The limit of the power of appointment
Lastly there is the failure to delete either the word “first” or the word “last” in relation to the power of appointment. The issue between the parties capable of being litigated is as to whether the power is valid or void, and if valid when it comes to an end. Again the first question is whether I am satisfied that a mistake has been made at all, by failing to delete one or other of the words. Here the two words are mutually inconsistent, and the power of appointment is probably void for uncertainty as a result. So it is easy to conclude (as I do) that Mrs White has made a mistake in not making a choice. The second question then is whether I am satisfied as to which of the two words she intended to delete. The practice of Mr and Mrs White on earlier occasions in settling similar financial products on trust for the benefit of their daughters, coupled with the evidence of Mr Pretorius, satisfies me that in the case of the 2005 and 2007 trusts she intended to make the power exercisable for the longer period rather than the shorter, and that the word “first” should have been deleted in both the 2005 and the 2007 trusts.
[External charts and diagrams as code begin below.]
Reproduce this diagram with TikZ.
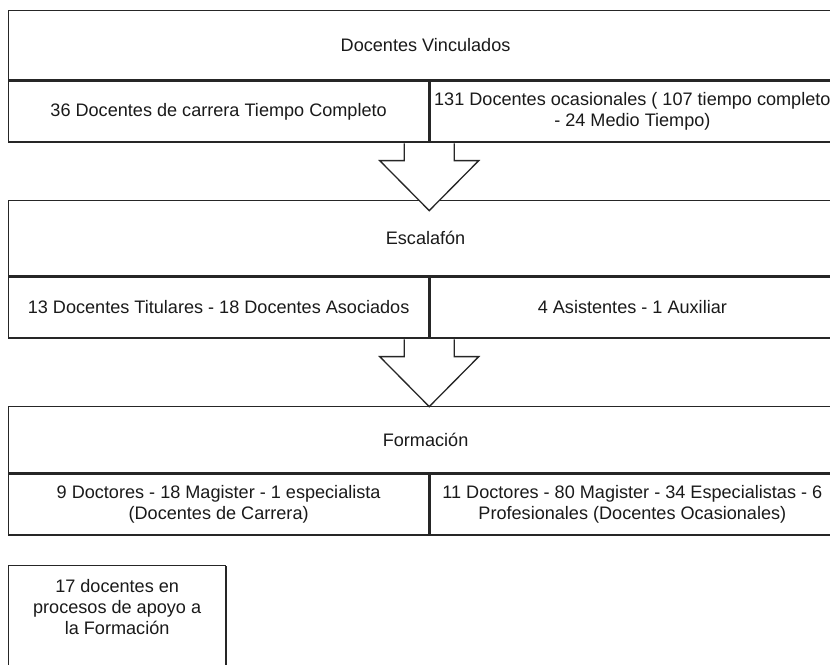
\documentclass[tikz,border=0pt]{standalone}
\usepackage{fontspec}
\setmainfont{Liberation Sans}
\usetikzlibrary{calc, shadows}
\definecolor{cline}{HTML}{262626}
\definecolor{ctext}{HTML}{1A1A1A}
\tikzset{
  every picture/.style={font=\fontsize{10.3}{12}\selectfont, line width=0.75pt},
  box/.style={draw=cline, fill=white, text=ctext, align=center, inner sep=0pt},
  hdr/.style={box, minimum width=16.68cm, anchor=north west},
  cell/.style={box, minimum height=1.22cm, anchor=north west, drop shadow={shadow xshift=0pt, shadow yshift=-0.7pt, fill=cline, opacity=1}},
  bigarrow/.style={draw=cline, fill=white, line join=miter},
}
\newcommand{\blockarrow}[1]{%
  \draw[bigarrow] ($(#1)+(-25,0.8)$) -- ++(0,17.2) -- ++(-24.5,0) -- ++(49.5,50) -- ++(49.5,-50) -- ++(-24.5,0) -- ++(0,-17.2);}

\begin{document}
\begin{tikzpicture}[x=0.02cm, y=-0.02cm]
  \useasboundingbox (0,0) rectangle (830,664);
  \clip (0,0) rectangle (830,664);
  % docentes vinculados
  \node[hdr, minimum height=1.38cm] (vinc) at (8,10) {Docentes Vinculados};
  \node[cell, minimum width=8.4cm] (vincL) at (vinc.south west) {36 Docentes de carrera Tiempo Completo};
  \node[cell, minimum width=8.1cm] (vincR) at (vincL.north east) {131 Docentes ocasionales ( 107 tiempo completo\\- 24 Medio Tiempo)};
  % escalafon
  \node[hdr, minimum height=1.5cm] (esc) at (8,200) {Escalafón};
  \node[cell, minimum width=8.4cm] (escL) at (esc.south west) {13 Docentes Titulares - 18 Docentes Asociados};
  \node[cell, minimum width=8.1cm] (escR) at (escL.north east) {4 Asistentes - 1 Auxiliar};
  % formacion
  \node[hdr, minimum height=1.32cm] (form) at (8,406) {Formación};
  \node[cell, minimum width=8.4cm] (formL) at (form.south west) {9 Doctores -  18 Magister - 1 especialista\\(Docentes de Carrera)};
  \node[cell, minimum width=8.1cm] (formR) at (formL.north east) {11 Doctores - 80 Magister - 34  Especialistas - 6\\Profesionales (Docentes Ocasionales)};
  % apoyo
  \node[box, anchor=north west, drop shadow={shadow xshift=0.6pt, shadow yshift=0pt, fill=cline, opacity=1}] (apoyo) at (8,565)
    {\parbox[c][2.5cm][t]{4.34cm}{\centering\vspace*{0.27cm}17 docentes en\\procesos de apoyo a\\la Formación}};
  % arrows between the tables
  \blockarrow{vincL.south east}
  \blockarrow{escL.south east}
\end{tikzpicture}
\end{document}
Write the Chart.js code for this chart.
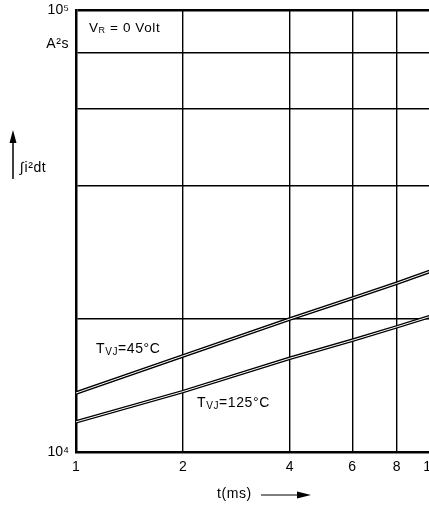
<!DOCTYPE html>
<html>
<head>
<meta charset="utf-8">
<script src="https://cdn.jsdelivr.net/npm/chart.js@4.4.0/dist/chart.umd.min.js"></script>
<style>
  html, body { margin: 0; padding: 0; background: #fff; overflow: hidden; }
  #wrap { position: relative; width: 447px; height: 519px; margin-top: -5px; }
</style>
</head>
<body>
<div id="wrap"><canvas id="myChart"></canvas></div>
<script>
// data (log-log, t in ms, i2t in A2s)
var tMs = [1, 2, 4, 6, 8, 10]
var i2t45 = [13600, 16500, 20000, 22300, 24100, 25700]
var i2t125 = [11700, 13700, 16300, 17900, 19200, 20300]
var xTicks = [1, 2, 4, 6, 8, 10]
var yTicks = [10000, 20000, 40000, 60000, 80000, 100000]
var yTickLabels = { 10000: '10\u2074', 100000: '10\u2075' }

var FONT = "'Liberation Sans', Arial, sans-serif"
var OFF = 5 // canvas is shifted up by this much in the page

function points(ys) {
  return tMs.map(function (t, i) { return { x: t, y: ys[i] } })
}

// draw a text with subscript pieces, parts = [[text, isSub], ...]
function drawParts(ctx, parts, x, y, size) {
  parts.forEach(function (p) {
    ctx.font = (p[1] ? Math.round(size * 0.68) + 'px ' : size + 'px ') + FONT
    ctx.fillText(p[0], x, p[1] ? y + 3 : y)
    x += ctx.measureText(p[0]).width
  })
}

function arrowHead(ctx, x, y, dx, dy, len, half) {
  // tip at (x,y), pointing along (dx,dy)
  var nx = -dy, ny = dx
  ctx.beginPath()
  ctx.moveTo(x, y)
  ctx.lineTo(x - dx * len + nx * half, y - dy * len + ny * half)
  ctx.lineTo(x - dx * len - nx * half, y - dy * len - ny * half)
  ctx.closePath()
  ctx.fill()
}

var labelsPlugin = {
  id: 'labelsPlugin',
  afterDraw: function (chart) {
    var ctx = chart.ctx
    ctx.save()
    ctx.translate(0, OFF)
    ctx.fillStyle = '#000'
    ctx.strokeStyle = '#000'
    ctx.textBaseline = 'middle'
    ctx.letterSpacing = '0.6px'

    // unit under 10^5
    ctx.font = '14px ' + FONT
    ctx.textAlign = 'right'
    ctx.fillText('A\u00b2s', 69, 44)

    // y axis quantity with arrow
    ctx.textAlign = 'left'
    ctx.fillText('\u222bi\u00b2dt', 20, 168)
    ctx.lineWidth = 1.5
    ctx.beginPath()
    ctx.moveTo(13, 179)
    ctx.lineTo(13, 140)
    ctx.stroke()
    arrowHead(ctx, 13, 130, 0, -1, 13, 3.5)

    // x axis title with arrow
    ctx.font = '14px ' + FONT
    ctx.fillText('t(ms)', 217, 494)
    ctx.lineWidth = 1
    ctx.beginPath()
    ctx.moveTo(261, 495)
    ctx.lineTo(300, 495)
    ctx.stroke()
    arrowHead(ctx, 311, 495, 1, 0, 14, 3.5)

    // condition text
    drawParts(ctx, [['V', false], ['R', true], [' = 0 Volt', false]], 89, 28, 13.5)

    // curve labels
    drawParts(ctx, [['T', false], ['VJ', true], ['=45\u00b0C', false]], 96, 349, 14)
    drawParts(ctx, [['T', false], ['VJ', true], ['=125\u00b0C', false]], 197, 403, 14)
    ctx.restore()
  }
}

var ctx = document.getElementById('myChart').getContext('2d')
var chart = new Chart(ctx, {
  type: 'line',
  data: {
    datasets: [
      { label: 'T45 inner', data: points(i2t45), borderColor: '#fff', borderWidth: 1, pointRadius: 0, order: 1 },
      { label: 'T45', data: points(i2t45), borderColor: '#000', borderWidth: 3.6, pointRadius: 0, order: 2 },
      { label: 'T125 inner', data: points(i2t125), borderColor: '#fff', borderWidth: 1, pointRadius: 0, order: 1 },
      { label: 'T125', data: points(i2t125), borderColor: '#000', borderWidth: 3.6, pointRadius: 0, order: 2 }
    ]
  },
  options: {
    responsive: true,
    maintainAspectRatio: false,
    animation: false,
    layout: { padding: { top: 15, right: 16, left: 0, bottom: 0 } },
    plugins: { legend: { display: false }, tooltip: { enabled: false } },
    elements: { line: { tension: 0, fill: false } },
    scales: {
      x: {
        type: 'logarithmic',
        min: 1,
        max: 10,
        afterBuildTicks: function (scale) {
          scale.ticks = xTicks.map(function (v) { return { value: v } })
        },
        afterFit: function (scale) { scale.height = 62 },
        ticks: {
          autoSkip: false,
          maxRotation: 0,
          padding: 7,
          color: '#000',
          font: { family: FONT, size: 14 },
          callback: function (v) { return String(v) }
        },
        grid: { color: '#000', lineWidth: 1.4, drawTicks: false },
        border: { color: '#000', width: 2.5 }
      },
      y: {
        type: 'logarithmic',
        min: 10000,
        max: 100000,
        afterBuildTicks: function (scale) {
          scale.ticks = yTicks.map(function (v) { return { value: v } })
        },
        afterFit: function (scale) { scale.width = 76 },
        ticks: {
          autoSkip: false,
          padding: 7,
          color: '#000',
          font: { family: FONT, size: 14 },
          callback: function (v) { return yTickLabels[v] || '' }
        },
        grid: {
          color: '#000',
          drawTicks: false,
          lineWidth: function (c) { return c.tick && c.tick.value === 100000 ? 2.5 : 1.4 }
        },
        border: { color: '#000', width: 2.5 }
      }
    }
  },
  plugins: [labelsPlugin]
})
</script>
</body>
</html>
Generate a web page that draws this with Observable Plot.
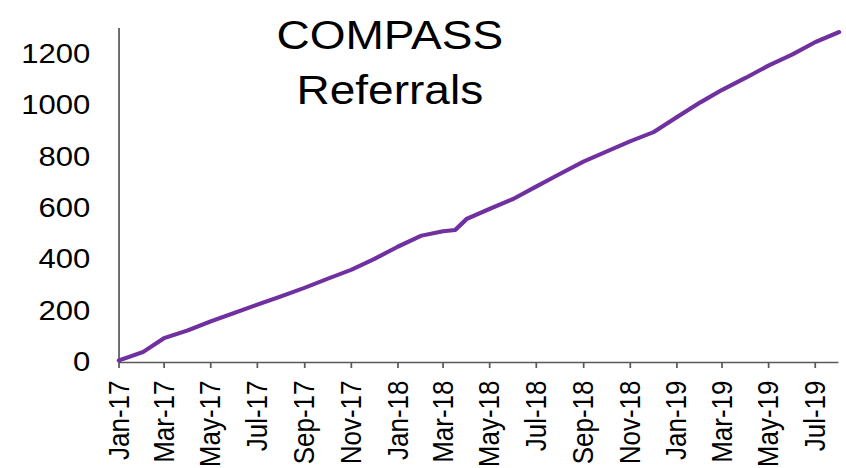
<!DOCTYPE html>
<html>
<head>
<meta charset="utf-8">
<script src="https://cdn.jsdelivr.net/npm/d3@7"></script>
<script src="https://cdn.jsdelivr.net/npm/@observablehq/plot@0.6"></script>
<style>
  html, body { margin: 0; padding: 0; background: #fff; }
  #wrap { position: relative; width: 736px; height: 468px; transform: scaleX(1.15); transform-origin: 0 0; }
  #title { position: absolute; left: 189px; top: 8px; width: 300px; text-align: center;
           font-family: "Liberation Sans", Arial, sans-serif; font-size: 40px; line-height: 55px; color: #000; }
  #chart svg { display: block; }
</style>
</head>
<body>
<div id="wrap">
  <div id="chart"></div>
  <div id="title">COMPASS<br>Referrals</div>
</div>
<script>
// Report dates (monthly, plus one mid-March 2018 report)
const dates = [
  "2017-01-01","2017-02-01","2017-03-01","2017-04-01","2017-05-01","2017-06-01",
  "2017-07-01","2017-08-01","2017-09-01","2017-10-01","2017-11-01","2017-12-01",
  "2018-01-01","2018-02-01","2018-03-01","2018-03-17","2018-04-01","2018-05-01",
  "2018-06-01","2018-07-01","2018-08-01","2018-09-01","2018-10-01","2018-11-01",
  "2018-12-01","2019-01-01","2019-02-01","2019-03-01","2019-04-01","2019-05-01",
  "2019-06-01","2019-07-01","2019-08-01"
];
// Cumulative COMPASS referrals
const referrals = [
  8, 40, 95, 125, 160, 193,
  225, 257, 291, 326, 361, 403,
  451, 494, 511, 516, 559, 598,
  637, 685, 734, 782, 821, 861,
  896, 955, 1013, 1061, 1108, 1156,
  1199, 1247, 1286
];
// X-axis ticks and labels
const tickDates = [
  "2017-01-01","2017-03-01","2017-05-01","2017-07-01","2017-09-01","2017-11-01",
  "2018-01-01","2018-03-01","2018-05-01","2018-07-01","2018-09-01","2018-11-01",
  "2019-01-01","2019-03-01","2019-05-01","2019-07-01"
];
const tickLabels = [
  "Jan-17","Mar-17","May-17","Jul-17","Sep-17","Nov-17",
  "Jan-18","Mar-18","May-18","Jul-18","Sep-18","Nov-18",
  "Jan-19","Mar-19","May-19","Jul-19"
];
const yTicks = [0, 200, 400, 600, 800, 1000, 1200];

const data = dates.map((d, i) => ({date: new Date(d + "T00:00:00Z"), value: referrals[i]}));
const ticks = tickDates.map(d => new Date(d + "T00:00:00Z"));
const labelOf = new Map(ticks.map((t, i) => [+t, tickLabels[i]]));

const axisColor = "#595959";

const chart = Plot.plot({
  width: 736,
  height: 468,
  marginLeft: 103,
  marginRight: 7,
  marginTop: 28,
  marginBottom: 106,
  style: {fontFamily: "'Liberation Sans', Arial, sans-serif", color: "#000", background: "#fff"},
  x: {type: "utc", domain: [data[0].date, data[data.length - 1].date]},
  y: {domain: [0, 1300]},
  marks: [
    Plot.axisY({ticks: yTicks, tickFormat: d => String(d), tickSize: 0, tickPadding: 25, label: null, fontSize: 27, fill: "#000"}),
    Plot.axisX({ticks: ticks, tickFormat: d => labelOf.get(+d), tickRotate: -90, tickSize: 6,
                tickPadding: 12, label: null, fontSize: 26, stroke: axisColor, strokeWidth: 1.5, fill: "#000"}),
    Plot.ruleX([data[0].date], {stroke: axisColor, strokeWidth: 1.5}),
    Plot.ruleY([0], {stroke: axisColor, strokeWidth: 1.5}),
    Plot.line(data, {x: "date", y: "value", stroke: "#7030A0", strokeWidth: 4, strokeLinejoin: "round", strokeLinecap: "round"})
  ]
});
document.getElementById("chart").appendChild(chart);
</script>
</body>
</html>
I will therefore order that both trusts be so rectified.
Conclusion
As a result, I will:
make a suitable declaration concerning the policy held on the terms of the 2007 trust;
order that the 2007 trust be rectified so that the words “Catherine Armstrong
50% and Elaine Smith 50%” appear in the blank space in Part 2 of the Trust Schedule;
order rectification of both the 2005 and the 2007 trusts to delete the word “first” in the dichotomy “first/last” in the first paragraph of the trust provisions for each trust.
I ask counsel to draw up a minute of order to reflect this judgment and submit it for my approval.